The modern corporation as we know it was first formed in 1602 with the government chartered Dutch East India Company. This is kind of the first modern corporation with shareholders and organizations that kind of if you squinted looked like something close to modern companies today. By the 1850s in the United States with railroads spanning the entire country, corporations needed more sophisticated organizations and in fact the first org chart was drawn in 1856 to just manage corporations and by the beginning of the 20th century, educators started realizing that there was a need for an educated management class to administer and execute these corporations because at least in the United States we were going from local economies to regional economies to a national economy, yet we did not have a trained management class and so in a brilliant insight, Harvard set up the first masters of business administration course called the MBA and the first graduating class in 1910 was the first of a cadre of business administrators that made the 20th century the modern corporate century. The MBA curriculum is designed to provide managers and administrators with the tools they needed to run existing and growing companies. Accounting, strategy, operations, leadership, organizational behavior, human resources management and this stack of tools was just incredibly important for the growth of large companies but what's really interesting what got missed is that they were really no tools provided in this curriculum for starting new businesses. One of the things we did not understand for 100 years is that startups are not smaller versions of large companies. Let me say it again--startups are not smaller versions of large companies and what falls out of that is all the traditional tools taught and learned in an MBA curriculum are irrelevant in the first chaotic year or two of an early stage venture. Eventually, you need that tool set but at first it really gets in the way.

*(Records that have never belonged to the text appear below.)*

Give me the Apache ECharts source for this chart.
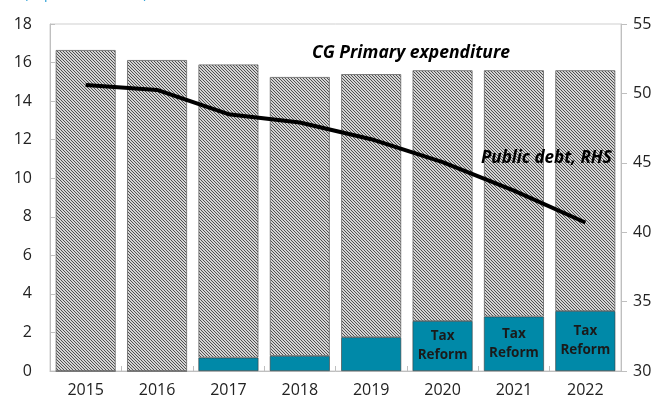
<!DOCTYPE html>
<html>
<head>
<meta charset="utf-8">
<script src="https://cdn.jsdelivr.net/npm/echarts@6/dist/echarts.min.js"></script>
<style>
  html, body { margin: 0; padding: 0; background: #fff; }
  #chart { width: 662px; height: 404px; }
</style>
</head>
<body>
<div id="chart"></div>
<script>
const years = ['2015', '2016', '2017', '2018', '2019', '2020', '2021', '2022'];
const taxReform = [0, 0, 0.69, 0.78, 1.75, 2.59, 2.82, 3.11];
const primaryTotal = [16.65, 16.13, 15.9, 15.25, 15.4, 15.6, 15.6, 15.6];
const publicDebt = [50.6, 50.25, 48.5, 47.9, 46.7, 45.05, 43.0, 40.7];
const leftTicks = { min: 0, max: 18, interval: 2 };
const rightTicks = { min: 30, max: 55, interval: 5 };

// hatched part = total minus the tax reform slice
const primaryRest = primaryTotal.map((v, i) => +(v - taxReform[i]).toFixed(2));

// fine diagonal hatch, 3px period
const tile = document.createElement('canvas');
tile.width = 3;
tile.height = 3;
const ctx = tile.getContext('2d');
ctx.fillStyle = '#d4d4d4';
ctx.fillRect(0, 0, 3, 3);
ctx.fillStyle = '#505050';
for (let i = 0; i < 3; i++) ctx.fillRect(i, i, 1, 1);

const font = '"Open Sans", "Noto Sans", sans-serif';

const myChart = echarts.init(document.getElementById('chart'));
const option = {
    animation: false,
    grid: {
        left: 50,
        right: 41,
        top: 24,
        bottom: 33,
        show: true,
        borderColor: '#cfcfcf',
        borderWidth: 1
    },
    graphic: [
        {
            type: 'text',
            left: 24,
            top: -13,
            z: 100,
            style: {
                text: '(in percent of GDP)',
                fill: '#2a9fd6',
                font: '14px ' + font
            }
        },
        {
            type: 'text',
            left: 312,
            top: 44,
            z: 100,
            style: {
                text: 'CG Primary expenditure',
                fill: '#000',
                font: 'italic bold 17.5px ' + font
            }
        },
        {
            type: 'text',
            left: 481,
            top: 150,
            z: 100,
            style: {
                text: 'Public debt, RHS',
                fill: '#000',
                font: 'italic bold 17px ' + font
            }
        }
    ],
    xAxis: {
        type: 'category',
        data: years,
        axisLine: { lineStyle: { color: '#bfbfbf' } },
        axisTick: { show: true, inside: true, length: 5, lineStyle: { color: '#bfbfbf' } },
        axisLabel: { color: '#222', fontSize: 16, fontFamily: font, margin: 11 }
    },
    yAxis: [
        {
            type: 'value',
            min: leftTicks.min,
            max: leftTicks.max,
            interval: leftTicks.interval,
            splitLine: { show: false },
            axisLine: { show: true, lineStyle: { color: '#bfbfbf' } },
            axisTick: { show: true, inside: true, length: 5, lineStyle: { color: '#bfbfbf' } },
            axisLabel: { color: '#222', fontSize: 16, fontFamily: font, margin: 18 }
        },
        {
            type: 'value',
            position: 'right',
            min: rightTicks.min,
            max: rightTicks.max,
            interval: rightTicks.interval,
            splitLine: { show: false },
            axisLine: { show: true, lineStyle: { color: '#bfbfbf' } },
            axisTick: { show: true, length: 6, lineStyle: { color: '#bfbfbf' } },
            axisLabel: { color: '#222', fontSize: 16, fontFamily: font, margin: 12 }
        }
    ],
    series: [
        {
            name: 'Tax Reform',
            type: 'bar',
            stack: 'exp',
            barCategoryGap: '16%',
            data: taxReform,
            itemStyle: { color: '#0089a8', borderColor: '#3a3a3a', borderWidth: 0.6 },
            label: {
                show: true,
                position: 'inside',
                color: '#1a1a1a',
                fontWeight: 'bold',
                fontSize: 13.5,
                lineHeight: 19,
                fontFamily: font,
                formatter: p => (p.value >= 2.5 ? 'Tax\nReform' : '')
            }
        },
        {
            name: 'CG Primary expenditure',
            type: 'bar',
            stack: 'exp',
            data: primaryRest,
            itemStyle: {
                color: { image: tile, repeat: 'repeat' },
                borderColor: '#666',
                borderWidth: 0.8
            }
        },
        {
            name: 'Public debt',
            type: 'line',
            yAxisIndex: 1,
            data: publicDebt,
            symbol: 'none',
            lineStyle: { color: '#000', width: 4 },
            z: 5
        }
    ]
};
myChart.setOption(option);
</script>
</body>
</html>
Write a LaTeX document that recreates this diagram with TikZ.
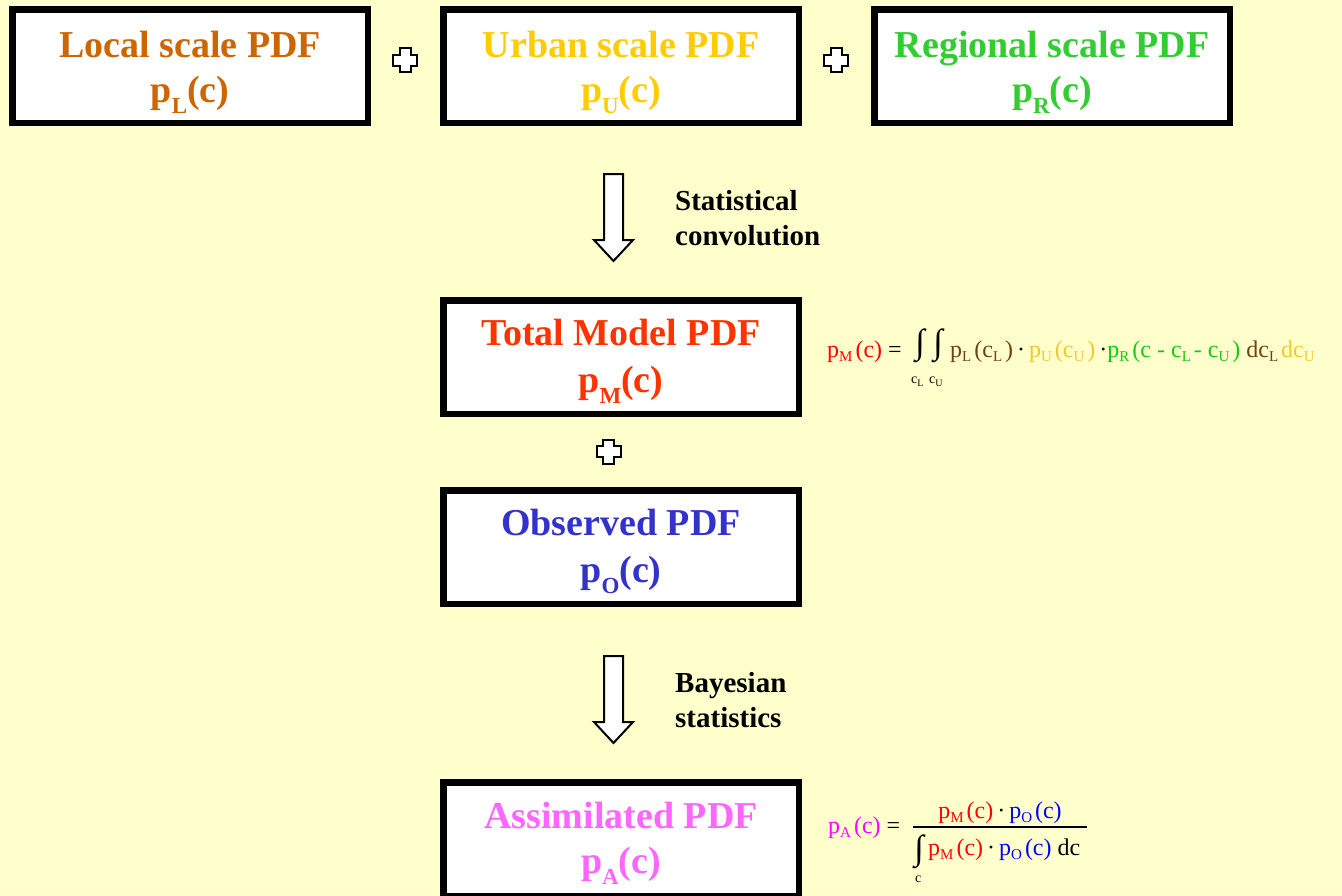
\documentclass[tikz,border=0pt]{standalone}
\usepackage{fontspec}
\setmainfont{Liberation Serif}
\usepackage{graphicx}
\usetikzlibrary{calc}

\definecolor{bgYellow}{HTML}{FFFFCC}
\definecolor{cLocal}{HTML}{CC6600}
\definecolor{cUrban}{HTML}{FFCC00}
\definecolor{cRegional}{HTML}{33CC33}
\definecolor{cTotal}{HTML}{FF3300}
\definecolor{cObs}{HTML}{3333CC}
\definecolor{cAssim}{HTML}{FF66FF}
\definecolor{fRed}{HTML}{FF0000}
\definecolor{fBrown}{HTML}{704010}
\definecolor{fGold}{HTML}{F0C830}
\definecolor{fGreen}{HTML}{11CC11}
\definecolor{fBlue}{HTML}{0000FF}
\definecolor{fMag}{HTML}{FF00FF}

\newcommand\bigsub[1]{\raisebox{-11pt}{\fontsize{23}{23}\selectfont #1}}
\newcommand\frmsub[1]{\raisebox{-4pt}{\fontsize{15}{15}\selectfont #1}\kern3pt}
\newcommand\limsub[1]{\raisebox{-3pt}{\fontsize{10}{10}\selectfont #1}}
\newcommand\myintegral{\resizebox*{!}{34pt}{∫}}

\tikzset{
  pdfbox/.style={draw=black, line width=6.5pt, fill=white, rectangle,
    minimum width=355.5pt, minimum height=113.5pt, inner sep=0pt},
  boxtitle/.style={anchor=base, inner sep=0pt, font=\fontsize{38}{38}\selectfont\bfseries},
  steplabel/.style={anchor=base west, inner sep=0pt, font=\fontsize{29}{29}\selectfont\bfseries},
  formula/.style={anchor=base west, inner sep=0pt, font=\fontsize{24}{24}\selectfont},
  limtext/.style={anchor=base west, inner sep=0pt, font=\fontsize{14}{14}\selectfont},
  intsign/.style={anchor=south, inner sep=0pt, font=\fontsize{24}{24}\selectfont},
  shapeline/.style={draw=black, line width=2pt, fill=white, line join=miter},
  pics/plussign/.style={code={
    \path[shapeline] (-5.5,-12) -- (5.5,-12) -- (5.5,-5.5) -- (12,-5.5) -- (12,5.5)
      -- (5.5,5.5) -- (5.5,12) -- (-5.5,12) -- (-5.5,5.5) -- (-12,5.5) -- (-12,-5.5)
      -- (-5.5,-5.5) -- cycle;}},
  pics/blockarrow/.style={code={
    \path[shapeline] (-9.5,0) -- (9.5,0) -- (9.5,66) -- (19.5,66) -- (0,87)
      -- (-19.5,66) -- (-9.5,66) -- cycle;}}
}

\begin{document}
\begin{tikzpicture}[x=1pt,y=-1pt]
\fill[bgYellow] (0,0) rectangle (1342,895);
\useasboundingbox (0,0) rectangle (1342,895);

% boxes
\node[pdfbox] (L) at (190,66) {};
\node[pdfbox] (U) at (621,66) {};
\node[pdfbox] (R) at (1052,66) {};
\node[pdfbox] (M) at (621,357) {};
\node[pdfbox] (O) at (621,547) {};
\node[pdfbox] (A) at (621,839) {};

% box texts
\node[boxtitle, text=cLocal] (Lt) at ($(L.center)+(0,-9)$) {Local scale PDF};
\node[boxtitle, text=cLocal] (Lp) at ($(L.center)+(0,36)$) {p\bigsub{L}(c)};
\node[boxtitle, text=cUrban] (Ut) at ($(U.center)+(0,-9)$) {Urban scale PDF};
\node[boxtitle, text=cUrban] (Up) at ($(U.center)+(0,36)$) {p\bigsub{U}(c)};
\node[boxtitle, text=cRegional] (Rt) at ($(R.center)+(0,-9)$) {Regional scale PDF};
\node[boxtitle, text=cRegional] (Rp) at ($(R.center)+(0,36)$) {p\bigsub{R}(c)};
\node[boxtitle, text=cTotal] (Mt) at ($(M.center)+(0,-12)$) {Total Model PDF};
\node[boxtitle, text=cTotal] (Mp) at ($(M.center)+(0,35)$) {p\bigsub{M}(c)};
\node[boxtitle, text=cObs] (Ot) at ($(O.center)+(0,-12)$) {Observed PDF};
\node[boxtitle, text=cObs] (Op) at ($(O.center)+(0,35)$) {p\bigsub{O}(c)};
\node[boxtitle, text=cAssim] (At) at ($(A.center)+(0,-11)$) {Assimilated PDF};
\node[boxtitle, text=cAssim] (Ap) at ($(A.center)+(0,34)$) {p\bigsub{A}(c)};

% plus signs
\pic at (405,60) {plussign};
\pic at (836,60) {plussign};
\pic at (608.5,451.5) {plussign};

% block arrows
\coordinate (arr1) at (613.5,174);
\coordinate (arr2) at (613.5,656);
\pic at (arr1) {blockarrow};
\pic at (arr2) {blockarrow};

\node[steplabel] (s1) at (675,210) {Statistical};
\node[steplabel] (s2) at (675,245) {convolution};
\node[steplabel] (b1) at (675,692) {Bayesian};
\node[steplabel] (b2) at (675,727) {statistics};

% formula 1
\node[formula] (f1a) at (827,357) {{\color{fRed}p\frmsub{M}(c)} = };
\node[intsign] (f1i1) at (920,363) {\myintegral};
\node[intsign] (f1i2) at (938,363) {\myintegral};
\node[limtext] (f1l1) at (911,383) {c\limsub{L}};
\node[limtext] (f1l2) at (929,383) {c\limsub{U}};
\node[formula] (f1b) at (950,357) {{\color{fBrown}p\frmsub{L}(c\frmsub{L})}\,·\,{\color{fGold}p\frmsub{U}(c\frmsub{U})}\,·{\color{fGreen}p\frmsub{R}(c - c\frmsub{L} - c\frmsub{U})} {\color{fBrown}dc\frmsub{L}}{\color{fGold}dc\frmsub{U}}};

% formula 2
\node[formula] (f2a) at (828,833) {{\color{fMag}p\frmsub{A}(c)} = };
\node[formula, anchor=base] (f2n) at (1000,818) {{\color{fRed}p\frmsub{M}(c)}\,·\,{\color{fBlue}p\frmsub{O}(c)}};
\coordinate (fracL) at (913,827);
\coordinate (fracR) at (1087,827);
\draw[line width=1.3pt] (fracL) -- (fracR);
\node[intsign] (f2i) at (919,869) {\myintegral};
\node[limtext] (f2l) at (915,882) {c};
\node[formula] (f2d) at (928,855) {{\color{fRed}p\frmsub{M}(c)}\,·\,{\color{fBlue}p\frmsub{O}(c)} dc};
\end{tikzpicture}
\end{document}
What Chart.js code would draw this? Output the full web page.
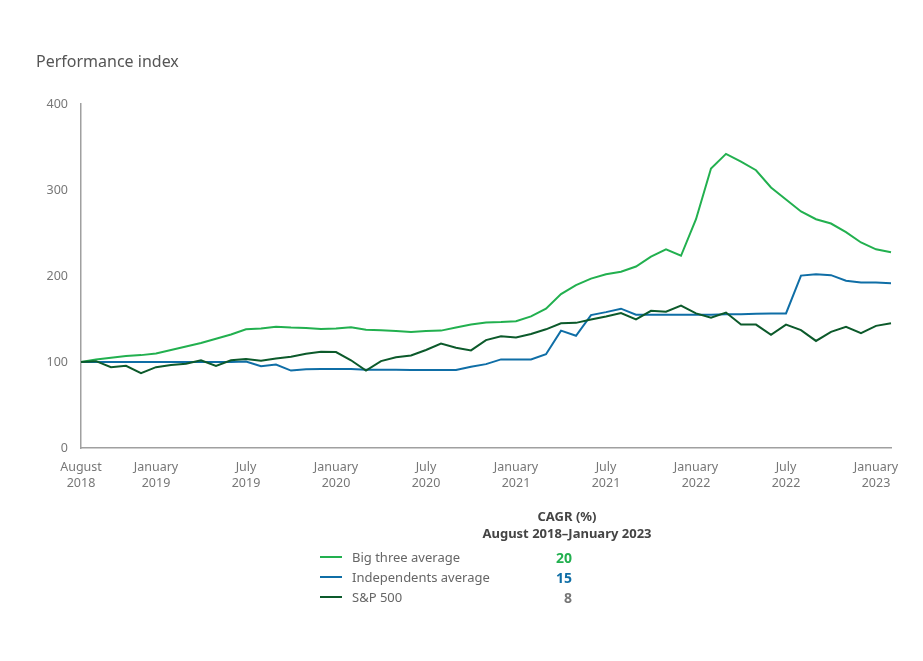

Let's take a look at what we used to believe and then contrast it to what we now know. One of the biggest fallacies was believing that startups are just smaller versions of a large company. That everything you do in a large company, you'll do on day one of a startup. What we now know is something very different. The core difference is that startups do something called search while large companies spend their time, at least their core time, executing. One of the questions we'll answer is search for what and execute what. And so later on in this lecture, you'll see the difference and then in fact will make you a much better entrepreneur.